DNA was extracted from subsurface samples taken at the 1700 feet and 4850 feet levels and used as a template for amplifying the 16S rRNA and pmoA genes. Amplicon and metagenomic libraries were sequenced using the Illumina platforms. A high diversity of aerobic methanotrophic bacteria within a broad range of clades (some have not previously been reported in the subsurface biosphere) were observed. Type-Ib methanotrophs were enriched in biofilms, type-IIa dominated in groundwater and several uncultured lineages exclusively occurred in mineshaft sediments. It is therefore likely that subsurface methanotrophs occupy different ecological niches based on their specific geochemical preferences. Bacterial communities inhabiting mineshaft biofilms shared moderately similar community composition with those in nearby groundwater, indicating methanotrophs trapped/concentrated (~27% in bacteria) in biofilms likely originated from the seeping groundwater. Such recolonization and enrichment could change the local C-flow, as methanotrophs are likely to be the primary producers in biofilms based on network analysis of communities.

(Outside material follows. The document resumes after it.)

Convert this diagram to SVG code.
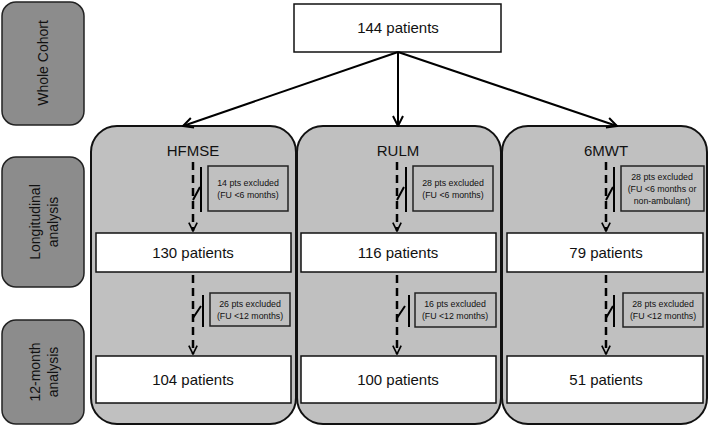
<svg xmlns="http://www.w3.org/2000/svg" width="709" height="428" viewBox="0 0 709 428">
<defs>
<marker id="ah" viewBox="0 0 12 12" refX="11" refY="6" markerWidth="12" markerHeight="12" markerUnits="userSpaceOnUse" orient="auto">
<path d="M1,1 L11,6 L1,11" fill="none" stroke="#000" stroke-width="2"/>
</marker>
<marker id="ahs" viewBox="0 0 12 12" refX="11" refY="6" markerWidth="10" markerHeight="10" markerUnits="userSpaceOnUse" orient="auto">
<path d="M1,1 L11,6 L1,11" fill="none" stroke="#000" stroke-width="2"/>
</marker>
</defs>
<style>
text{font-family:"Liberation Sans",Arial,sans-serif;fill:#111;}
.side{fill:#8c8c8c;stroke:#222;stroke-width:1.5;}
.panel{fill:#c0c0c0;stroke:#111;stroke-width:2;}
.wbox{fill:#fff;stroke:#111;stroke-width:1.5;}
.ebox{fill:#c0c0c0;stroke:#222;stroke-width:1.5;}
.big{font-size:15px;}
.lbl{font-size:14px;}
.ex{font-size:8.8px;}
.dash{stroke:#000;stroke-width:2.5;stroke-dasharray:8,5;fill:none;}
.sw{stroke:#000;stroke-width:2;fill:none;}
.conn{stroke:#000;stroke-width:2;fill:none;}
</style>
<g id="side-labels">
<g id="whole-cohort"><rect class="side" x="2" y="2" width="82" height="123" rx="14"/><text class="lbl" transform="translate(48,63) rotate(-90)" text-anchor="middle">Whole Cohort</text></g>
<g id="longitudinal"><rect class="side" x="2" y="157" width="82" height="130" rx="14"/><text class="lbl" transform="translate(40,222) rotate(-90)" text-anchor="middle">Longitudinal</text><text class="lbl" transform="translate(58,222) rotate(-90)" text-anchor="middle">analysis</text></g>
<g id="twelve-month"><rect class="side" x="2" y="320" width="82" height="104" rx="14"/><text class="lbl" transform="translate(40,372) rotate(-90)" text-anchor="middle">12-month</text><text class="lbl" transform="translate(58,372) rotate(-90)" text-anchor="middle">analysis</text></g>
</g>
<g id="panels">
<g id="panel-hfmse"><rect class="panel" x="91" y="126" width="205" height="298" rx="26"/><text class="big" x="193" y="156" text-anchor="middle">HFMSE</text></g>
<g id="panel-rulm"><rect class="panel" x="297" y="126" width="204" height="298" rx="26"/><text class="big" x="398" y="156" text-anchor="middle">RULM</text></g>
<g id="panel-6mwt"><rect class="panel" x="502" y="126" width="205" height="298" rx="26"/><text class="big" x="606" y="156" text-anchor="middle">6MWT</text></g>
</g>
<g id="top"><rect class="wbox" x="294" y="4" width="207" height="48"/><text class="big" x="398" y="33" text-anchor="middle">144 patients</text></g>
<g id="n130"><rect class="wbox" x="96" y="233" width="195" height="39"/><text class="big" x="193" y="258" text-anchor="middle">130 patients</text></g>
<g id="n116"><rect class="wbox" x="301" y="233" width="195" height="39"/><text class="big" x="398" y="258" text-anchor="middle">116 patients</text></g>
<g id="n79"><rect class="wbox" x="507" y="233" width="196" height="39"/><text class="big" x="606" y="258" text-anchor="middle">79 patients</text></g>
<g id="n104"><rect class="wbox" x="96" y="356" width="195" height="47"/><text class="big" x="193" y="385" text-anchor="middle">104 patients</text></g>
<g id="n100"><rect class="wbox" x="301" y="356" width="195" height="47"/><text class="big" x="398" y="385" text-anchor="middle">100 patients</text></g>
<g id="n51"><rect class="wbox" x="507" y="356" width="196" height="47"/><text class="big" x="606" y="385" text-anchor="middle">51 patients</text></g>
<g id="excl-boxes">
<g id="ex1"><rect class="ebox" x="208" y="166" width="80" height="45"/><text class="ex" x="248" y="186" text-anchor="middle">14 pts excluded</text><text class="ex" x="248" y="198" text-anchor="middle">(FU &lt;6 months)</text></g>
<g id="ex2"><rect class="ebox" x="413" y="166" width="80" height="45"/><text class="ex" x="453" y="186" text-anchor="middle">28 pts excluded</text><text class="ex" x="453" y="198" text-anchor="middle">(FU &lt;6 months)</text></g>
<g id="ex3"><rect class="ebox" x="621" y="166" width="83" height="45"/><text class="ex" x="662" y="180" text-anchor="middle">28 pts excluded</text><text class="ex" x="662" y="192" text-anchor="middle">(FU &lt;6 months or</text><text class="ex" x="662" y="204" text-anchor="middle">non-ambulant)</text></g>
<g id="ex4"><rect class="ebox" x="210" y="293" width="80" height="33"/><text class="ex" x="250" y="307" text-anchor="middle">26 pts excluded</text><text class="ex" x="250" y="319" text-anchor="middle">(FU &lt;12 months)</text></g>
<g id="ex5"><rect class="ebox" x="415" y="293" width="81" height="34"/><text class="ex" x="455" y="307" text-anchor="middle">16 pts excluded</text><text class="ex" x="455" y="319" text-anchor="middle">(FU &lt;12 months)</text></g>
<g id="ex6"><rect class="ebox" x="623" y="293" width="80" height="34"/><text class="ex" x="663" y="307" text-anchor="middle">28 pts excluded</text><text class="ex" x="663" y="319" text-anchor="middle">(FU &lt;12 months)</text></g>
</g>
<g id="connectors">
<line class="conn" x1="398" y1="52" x2="183" y2="126" marker-end="url(#ah)"/>
<line class="conn" x1="398" y1="52" x2="398" y2="126" marker-end="url(#ah)"/>
<line class="conn" x1="398" y1="52" x2="617" y2="126" marker-end="url(#ah)"/>
<line class="dash" x1="193" y1="162" x2="193" y2="231" marker-end="url(#ahs)"/>
<line class="dash" x1="397" y1="162" x2="397" y2="231" marker-end="url(#ahs)"/>
<line class="dash" x1="606" y1="162" x2="606" y2="231" marker-end="url(#ahs)"/>
<line class="dash" x1="193" y1="275" x2="193" y2="354" marker-end="url(#ahs)"/>
<line class="dash" x1="397" y1="275" x2="397" y2="354" marker-end="url(#ahs)"/>
<line class="dash" x1="606" y1="275" x2="606" y2="354" marker-end="url(#ahs)"/>
<path class="sw" d="M201,167 V212 M193,200 L200,187"/>
<path class="sw" d="M406,167 V212 M397,200 L404,187"/>
<path class="sw" d="M614,167 V212 M606,200 L613,187"/>
<path class="sw" d="M203,295 V327 M193,318 L201,306"/>
<path class="sw" d="M409,295 V327 M397,318 L405,306"/>
<path class="sw" d="M614,295 V327 M606,318 L613,306"/>
</g>
</svg>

Closest-related sequences to several mine OTUs were exclusively observed in other subsurface habitats, suggesting these obligate subsurface-colonizing methanotrophs were indigenous inhabitants and potentially adapted to subterranean life. Ten methanotrophic genomes with a range of degrees of novelty were recovered, and some genomic characteristics, present in Homestake mine genomes but absent in closest surface neighbors (e.g, possession of stress-response and metal-tolerance genes) could help them cope with extreme conditions. This in-depth survey revealed that a remarkably diverse, abundant and novel subsurface-adapted indigenous aerobic methanotrophic community were present in the deep subsurface biosphere.